地元の中華料理店にて「ゴーヤと豚肉炒め」というメニューを発見し、早速食したのでした。
ご存知、沖縄料理の定番が「ゴーヤチャンプル」であり、ゴーヤと豚肉を炒めて調理するという手法は極めて似ているといってよい。だが食したときの味わいは、これ程の大きな差異を感じ取ることがないくらいのものであった。
中華のゴーや炒めの材料は、ゴーヤ、豚肉に加えて、玉ネギ、トマトが使われている。そして味付けの鍵ともなるのが、牡蠣油(オイスターソース)という調味料である。文字どおり牡蠣の油を原材料として調整された、中華料理になくてはならない調味料なのだ。

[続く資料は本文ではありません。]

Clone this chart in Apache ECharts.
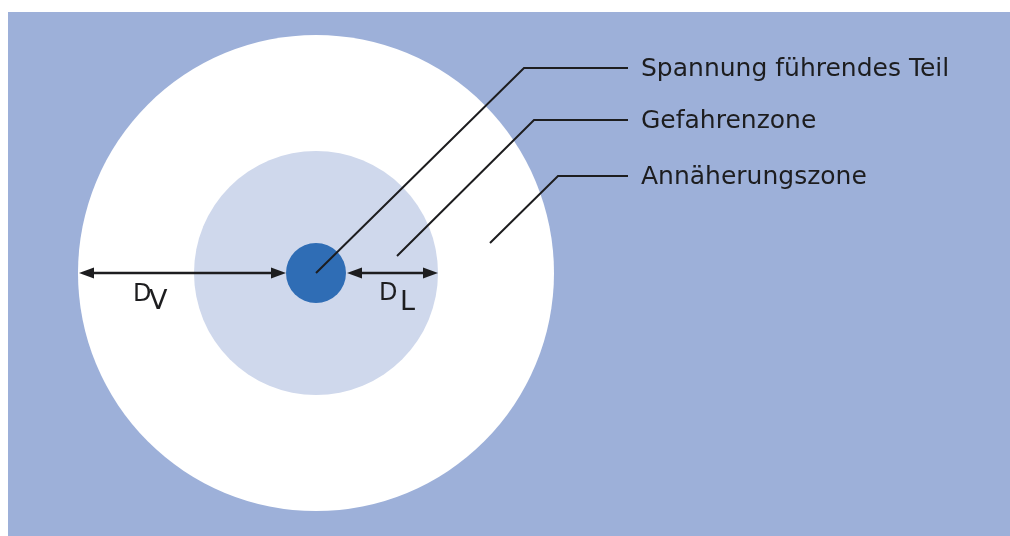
<!DOCTYPE html>
<html>
<head>
<meta charset="utf-8">
<script src="https://cdn.jsdelivr.net/npm/echarts@6/dist/echarts.min.js"></script>
<style>html,body{margin:0;padding:0;background:#fff}#c{width:1010px;height:536px}</style>
</head>
<body>
<div id="c"></div>
<script>
// ---- data (diagram units = reference pixels) ----
const panel = [8, 12, 1010, 536];                 // x0, y0, x1, y1 of the blue panel
const center = [316, 273];
const zoneNames = ['Annäherungszone', 'Gefahrenzone', 'Spannung führendes Teil'];
const zoneRadii = [238, 122, 30];
const labels = ['Spannung führendes Teil', 'Gefahrenzone', 'Annäherungszone'];
const leaderStart = [[316, 273], [397, 256], [490, 243]];
const leaderCorner = [[524, 68], [534, 120], [558, 176]];
const leaderEnd = [[628, 68], [628, 120], [628, 176]];
const labelPos = [[641, 68], [641, 120], [641, 176]];  // text left, cap-centre
const dimNames = ['V', 'L'];
const dimArrows = [[79, 273, 286, 273], [347, 273, 438, 273]];
const dimMainPos = [[133, 293], [379, 292]];   // left, cap-centre
const dimSubPos = [[149, 300], [400, 301]];

const FONT = '"DejaVu Sans", "Noto Sans", sans-serif';
const zoneColors = ['#ffffff', '#cfd8ec', '#2f6db5'];
const INK = '#1d1d1f';
const CAPSHIFT = 1.5;   // middle-of-em vs. middle-of-caps offset

const chart = echarts.init(document.getElementById('c'), null, {renderer: 'canvas'});

function arrowHead(tip, dir) {
  const L = 15, W = 5.5;
  const bx = tip[0] - dir * L;
  return {type: 'polygon', shape: {points: [tip, [bx, tip[1] - W], [bx, tip[1] + W]]},
          style: {fill: INK}};
}
function txt(pt, s, size) {
  return {type: 'text', x: pt[0], y: pt[1] + CAPSHIFT, style: {text: s, font: '400 ' + size + 'px ' + FONT,
          fill: INK, align: 'left', verticalAlign: 'middle'}};
}

chart.setOption({
  animation: false,
  backgroundColor: '#ffffff',
  grid: {left: 0, right: 0, top: 0, bottom: 0},
  xAxis: {type: 'value', min: 0, max: 1010, show: false},
  yAxis: {type: 'value', min: 0, max: 536, inverse: true, show: false},
  series: [
    {
      type: 'custom', name: 'panel', silent: true,
      data: [panel],
      renderItem: (p, api) => {
        const a = api.coord([api.value(0), api.value(1)]);
        const b = api.coord([api.value(2), api.value(3)]);
        return {type: 'rect', shape: {x: a[0], y: a[1], width: b[0] - a[0], height: b[1] - a[1]},
                style: {fill: '#9db0d9'}};
      }
    },
    {
      type: 'custom', name: 'zones', silent: true,
      data: zoneRadii.map((r, i) => ({name: zoneNames[i], value: [center[0], center[1], r]})),
      renderItem: (p, api) => {
        const c = api.coord([api.value(0), api.value(1)]);
        const r = api.size([api.value(2), 0])[0];
        return {type: 'circle', shape: {cx: c[0], cy: c[1], r: r}, style: {fill: zoneColors[p.dataIndex]}};
      }
    },
    {
      type: 'custom', name: 'dimensions', silent: true,
      data: dimArrows,
      renderItem: (p, api) => {
        const a = api.coord([api.value(0), api.value(1)]);
        const b = api.coord([api.value(2), api.value(3)]);
        const i = p.dataIndex;
        return {type: 'group', children: [
          {type: 'line', shape: {x1: a[0] + 8, y1: a[1], x2: b[0] - 8, y2: b[1]},
           style: {stroke: INK, lineWidth: 2.5}},
          arrowHead(a, -1),
          arrowHead(b, 1),
          txt(api.coord(dimMainPos[i]), 'D', 24),
          txt(api.coord(dimSubPos[i]), dimNames[i], 27)
        ]};
      }
    },
    {
      type: 'custom', name: 'leaders', silent: true,
      data: labels.map((l, i) => ({name: l, value: [i]})),
      renderItem: (p, api) => {
        const i = p.dataIndex;
        const pts = [api.coord(leaderStart[i]), api.coord(leaderCorner[i]), api.coord(leaderEnd[i])];
        return {type: 'group', children: [
          {type: 'polyline', shape: {points: pts}, style: {stroke: INK, lineWidth: 2, fill: null}},
          txt(api.coord(labelPos[i]), labels[i], 25)
        ]};
      }
    }
  ]
});
</script>
</body>
</html>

牡蠣油(オイスターソース)とは、牡蠣の茹で汁を濃縮加工して様々な味付けを施していて、確かにこの調味料には中華伝統の何やらかがあることは認めよう。それでもなお、素材の旨さ、持ち味を活かしきれない調味料であることを、今回の中華版「ゴーヤと豚肉炒め」で認識したのだ。とても上手い料理ではある。だが美味ではない。この差異は歴然としていたのだ。
逆に視点を当てれば、沖縄の「ゴーヤチャンプル」が如何に食材と調理法とのハーモニーが取れている料理なのか! ということに感動するのだ。沖縄料理の基本である「チャンプル」の調理法には、優れた叡智が隠されているのである。